Charter schools are primarily located in our cities and their student enrollments reflects the communities in which they are located. More than 85% of children attending Connecticut’s charter schools are African American or Hispanic, and more than 70% of students attending charters schools are low-income. In addition, an average of 9% of charter school students qualify for special education, and approximately 5% of students are classified as English Language Learners, or ELL.

How are charter schools performing?

In all, charter schools are providing high-quality options for Connecticut’s most vulnerable students who have traditionally been underserved by our public schools. At least 75% of charter schools exceed state averages for African American, Hispanic, and English Language Learners (ELL) performance at the elementary/middle school level. Connecticut’s charter schools are also doing a great job at preparing students for college and career. A number of charter high schools report college acceptance rates between 90% to 100%, with similarly high college persistence rates.
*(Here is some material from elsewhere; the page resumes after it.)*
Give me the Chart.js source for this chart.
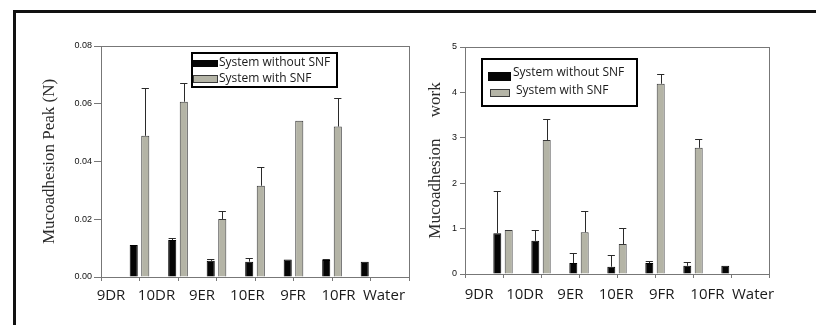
<!DOCTYPE html>
<html>
<head>
<meta charset="utf-8">
<script src="https://cdn.jsdelivr.net/npm/chart.js@4.4.1/dist/chart.umd.min.js"></script>
<style>
  html, body { margin: 0; padding: 0; background: #fff; }
  body { width: 816px; height: 325px; position: relative; overflow: hidden; }
  .frame { position: absolute; left: 13px; top: 10px; width: 900px; height: 400px;
           border-top: 3px solid #111; border-left: 3px solid #111; }
  .panel { position: absolute; top: 0; height: 325px; }
  #peakPanel { left: 0; width: 412px; }
  #workPanel { left: 410px; width: 406px; }
</style>
</head>
<body>
<div class="frame"></div>
<div class="panel" id="peakPanel"><canvas id="peakChart"></canvas></div>
<div class="panel" id="workPanel"><canvas id="workChart"></canvas></div>

<script>
// categories
const groups = ['9DR', '10DR', '9ER', '10ER', '9FR', '10FR', 'Water'];
const seriesNames = ['System without SNF', 'System with SNF'];

// mucoadhesion peak (N)
const peakWithout = [0.0111, 0.0128, 0.0056, 0.0053, 0.0061, 0.0059, 0.0053];
const peakWithoutErr = [0, 0.0008, 0.0005, 0.0014, 0, 0.0003, 0];
const peakWith = [0.0489, 0.0607, 0.0201, 0.0316, 0.0541, 0.0521, null];
const peakWithErr = [0.0165, 0.0064, 0.0029, 0.0066, 0, 0.0098, 0];
const peakTicks = [0, 0.02, 0.04, 0.06, 0.08];

// mucoadhesion work
const workWithout = [0.90, 0.73, 0.24, 0.16, 0.24, 0.18, 0.18];
const workWithoutErr = [0.93, 0.24, 0.23, 0.26, 0.05, 0.08, 0];
const workWith = [0.97, 2.95, 0.92, 0.66, 4.19, 2.78, null];
const workWithErr = [0, 0.46, 0.47, 0.36, 0.22, 0.20, 0];
const workTicks = [0, 1, 2, 3, 4, 5];

const colors = {
  without: '#050505',
  withFill: '#b4b4a6',
  withBorder: '#3a3a3a',
  axis: '#777',
  error: '#2a2a2a',
  text: '#1a1a1a',
};

// pad with an empty slot at each end so groups sit on ticks 1..7 of 0..8
const pad = (arr) => [null, ...arr, null];

const errorBars = {
  id: 'errorBars',
  afterDatasetsDraw(chart) {
    const { ctx } = chart;
    const yScale = chart.scales.y;
    chart.data.datasets.forEach((ds, di) => {
      const meta = chart.getDatasetMeta(di);
      (ds.errors || []).forEach((err, i) => {
        const bar = meta.data[i];
        const value = ds.data[i];
        if (!bar || value == null || !err) return;
        const yBase = yScale.getPixelForValue(value);
        const yTop = yScale.getPixelForValue(value + err);
        const half = bar.width * 0.45;
        ctx.save();
        ctx.strokeStyle = colors.error;
        ctx.lineWidth = 1;
        ctx.beginPath();
        ctx.moveTo(Math.round(bar.x) + 0.5, yBase);
        ctx.lineTo(Math.round(bar.x) + 0.5, Math.round(yTop) + 0.5);
        ctx.moveTo(bar.x - half, Math.round(yTop) + 0.5);
        ctx.lineTo(bar.x + half, Math.round(yTop) + 0.5);
        ctx.stroke();
        ctx.restore();
      });
    });
  },
};

const plotFrame = {
  id: 'plotFrame',
  beforeDatasetsDraw(chart) {
    const { ctx, chartArea: a } = chart;
    ctx.save();
    ctx.strokeStyle = colors.axis;
    ctx.lineWidth = 1;
    ctx.strokeRect(Math.round(a.left) + 0.5, Math.round(a.top) + 0.5,
      Math.round(a.right - a.left), Math.round(a.bottom - a.top));
    ctx.restore();
  },
};

const boxLegend = {
  id: 'boxLegend',
  afterDraw(chart, args, opts) {
    if (!opts || !opts.box) return;
    const { ctx } = chart;
    const [bx, by, bw, bh] = opts.box;
    ctx.save();
    ctx.fillStyle = '#fff';
    ctx.fillRect(bx, by, bw, bh);
    ctx.strokeStyle = '#000';
    ctx.lineWidth = 2;
    ctx.strokeRect(bx + 1, by + 1, bw - 2, bh - 2);
    ctx.font = opts.font;
    ctx.textBaseline = 'middle';
    ctx.textAlign = 'left';
    chart.data.datasets.forEach((ds, i) => {
      const row = opts.rows[i];
      const [sx, sy, sw, sh] = row.swatch;
      ctx.fillStyle = ds.backgroundColor;
      ctx.fillRect(sx, sy, sw, sh);
      if (ds.borderColor && ds.backgroundColor !== colors.without) {
        ctx.strokeStyle = ds.borderColor;
        ctx.lineWidth = 1;
        ctx.strokeRect(sx + 0.5, sy + 0.5, sw - 1, sh - 1);
      }
      ctx.fillStyle = colors.text;
      ctx.fillText(ds.label, row.text[0], row.text[1]);
    });
    ctx.restore();
  },
};

function buildChart(canvasId, cfg) {
  const ctx = document.getElementById(canvasId);
  return new Chart(ctx, {
    type: 'bar',
    data: {
      labels: pad(groups).map((g) => g || ''),
      datasets: [
        {
          label: seriesNames[0],
          data: pad(cfg.without),
          errors: pad(cfg.withoutErr),
          backgroundColor: colors.without,
          borderColor: '#000',
          borderWidth: 1,
          categoryPercentage: 0.6,
          barPercentage: 0.7,
        },
        {
          label: seriesNames[1],
          data: pad(cfg.with),
          errors: pad(cfg.withErr),
          backgroundColor: colors.withFill,
          borderColor: colors.withBorder,
          borderWidth: 1,
          categoryPercentage: 0.6,
          barPercentage: 0.7,
        },
      ],
    },
    options: {
      responsive: true,
      maintainAspectRatio: false,
      animation: false,
      layout: { padding: cfg.padding },
      scales: {
        x: {
          type: 'category',
          position: 'bottom',
          offset: false,
          ticks: { display: false },
          grid: {
            display: true,
            offset: false,
            drawOnChartArea: false,
            drawTicks: true,
            tickLength: 4,
            color: colors.axis,
          },
          border: { display: false },
          afterFit: (s) => { s.height = 4; },
        },
        // the printed group names sit on their own spacing, apart from the bar ticks
        xl: {
          type: 'linear',
          position: 'bottom',
          offset: false,
          min: cfg.labelRange[0],
          max: cfg.labelRange[1],
          afterBuildTicks: (s) => { s.ticks = groups.map((_, i) => ({ value: i })); },
          ticks: {
            autoSkip: false,
            maxRotation: 0,
            padding: cfg.labelPadding,
            color: colors.text,
            font: { family: 'Open Sans', size: 15 },
            callback: (v) => groups[v],
          },
          grid: { display: false, drawTicks: false, offset: false },
          border: { display: false },
          afterFit: (s) => { s.height = cfg.labelHeight; },
        },
        y: {
          min: cfg.yTicks[0],
          max: cfg.yTicks[cfg.yTicks.length - 1],
          afterBuildTicks: (s) => { s.ticks = cfg.yTicks.map((v) => ({ value: v })); },
          ticks: {
            padding: cfg.yTickPadding,
            color: '#111',
            font: { family: 'Liberation Sans', size: 9 },
            callback: cfg.yFormat,
          },
          grid: {
            display: true,
            drawOnChartArea: false,
            drawTicks: true,
            tickLength: cfg.yTickLength,
            color: colors.axis,
          },
          border: { display: false },
          title: {
            display: true,
            text: cfg.yTitle,
            color: '#2a2a2a',
            font: { family: 'Liberation Serif', size: 17 },
            padding: { top: cfg.titlePad, bottom: 0 },
          },
          afterFit: (s) => { s.width = cfg.yWidth; },
        },
      },
      plugins: {
        legend: { display: false },
        tooltip: { enabled: false },
        boxLegend: cfg.legend,
      },
    },
    plugins: [plotFrame, errorBars, boxLegend],
  });
}

buildChart('peakChart', {
  without: peakWithout,
  withoutErr: peakWithoutErr,
  with: peakWith,
  withErr: peakWithErr,
  yTicks: peakTicks,
  yFormat: (v) => Number(v).toFixed(2),
  yTitle: 'Mucoadhesion Peak (N)',
  yWidth: 101,
  yTickLength: 7,
  yTickPadding: 2,
  titlePad: 39,
  padding: { top: 46, right: 3, left: 0, bottom: 0 },
  labelRange: [-0.22, 6.55],
  labelHeight: 44,
  labelPadding: 6,
  legend: {
    box: [191, 52, 147, 36],
    font: '12px "Open Sans"',
    rows: [
      { swatch: [193, 60, 25, 7], text: [219, 63] },
      { swatch: [193, 75, 25, 8], text: [219, 79] },
    ],
  },
});

buildChart('workChart', {
  without: workWithout,
  withoutErr: workWithoutErr,
  with: workWith,
  withErr: workWithErr,
  yTicks: workTicks,
  yFormat: (v) => String(v),
  yTitle: 'Mucoadhesion     work',
  yWidth: 55,
  yTickLength: 5,
  yTickPadding: 3,
  titlePad: 15,
  padding: { top: 47, right: 47, left: 0, bottom: 0 },
  labelRange: [-0.31, 6.35],
  labelHeight: 47,
  labelPadding: 8,
  legend: {
    box: [71, 58, 157, 49],
    font: '12px "Open Sans"',
    rows: [
      { swatch: [78, 72, 23, 9], text: [103, 73] },
      { swatch: [80, 89, 20, 8], text: [106, 91] },
    ],
  },
});
</script>
</body>
</html>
How are charters funded?  

Unlike traditional public schools that are funded by a combination of federal, state and local dollars, nearly all charter schools in Connecticut receive funding only from the state and a small amount of federal funding. As a result, charter students receive significantly less funding per pupil that similar traditional public school students – often several thousands of dollars less. Evidence demonstrates an equity gap in funding between district and charter students of greater than 30 percent.  Connecticut’s method of funding charters is far out of line with how other states fund charter schools.

What are the policies put in place to manage charters?

Connecticut’s charter law is among the most outdated and lowest rated in the United States, ranking 35 out of 43 states that have charter laws. Connecticut’s charter authorizing policies are among the countries weakest, ranking 21st out of 21 states that have few authorizers. That’s why we support Senate Bill 943 because it offered some promising steps that would update CT’s charter law.

So how is Connecticut’s tough fiscal environment going to affect charter schools?

This year, state leaders will have to make tough choices to resolve our state’s budget deficit. We should invest our scarce education dollars in targeted solutions that work for kids. That’s why the Governor’s proposed investments make sense. The funding he has proposed to fund two new schools approved by the State Board of Education as well as help ensure that students currently enrolled in charter schools makes sense. Unfortunately, the Governor’s proposed education budget leaves both traditional public and charter schools flat funded on a per pupil basis. No traditional public schools or public charter schools are set to receive an increase in funding per student. Long-term, our state leaders need to fix the unsustainable and unfair way that we fund students across all types of schools.

What’s this news on no new charters in Connecticut?

Right now, the General Assembly’s Education Committee is considering language that would effectively shut the door on opportunity for thousands of students by blocking any new charter growth for the next two years. No new charter schools or growth of existing high-quality schools would be devastating for the nearly 40,000 students who currently attend chronically low performing schools, and the many thousands of families on waiting lists demanding high-quality options. Simply put, charter schools are offering a great, high-quality options for our state’s students to succeed, and are a critical part of our state’s efforts to close our worst in the nation achievement gap. We should continue to foster that success, not shut it down.  We cannot unfairly deny children the opportunity to get a high-quality education.